Deep subspace clustering via latent representation learning

Abstract

Deep subspace clustering networks (DSC-Nets), which combine deep autoencoders and self-expressive modules, have garnered widespread attention due to their outstanding performance. Within these networks, the autoencoder captures the latent representations of data by reconstructing the input data, while the self-expressive layer learns an affinity matrix based on these latent representations. This matrix guides spectral clustering, ultimately completing the clustering task. However, the latent representations learned solely through self-reconstruction by the autoencoder lack discriminative power. The quality of these latent representations directly affects the performance of the affinity matrix, which inevitably limits the clustering performance. To address this issue, we propose learning dissimilar relationships between samples using a classification module, and similar relationships using the self-expressive module. We integrate the information from both modules to construct a graph based on learned similarities, which is then embedded into the autoencoder network.
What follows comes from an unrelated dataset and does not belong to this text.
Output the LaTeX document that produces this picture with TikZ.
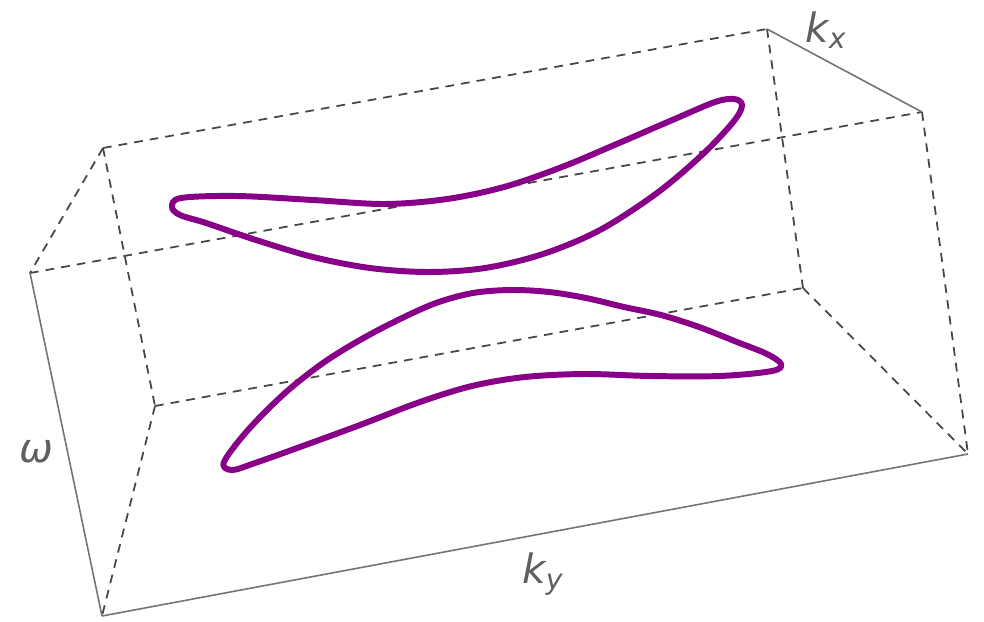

Furthermore, we introduce a pseudo-label supervision module to guide the learning of higher-level similarities in the latent representations, thus achieving more discriminative latent features. Additionally, to enhance the quality of the affinity matrix, we employ an entropy norm constraint to improve connectivity within the subspaces. Experimental results on four public datasets demonstrate that our method achieves superior performance compared to other popular subspace clustering approaches.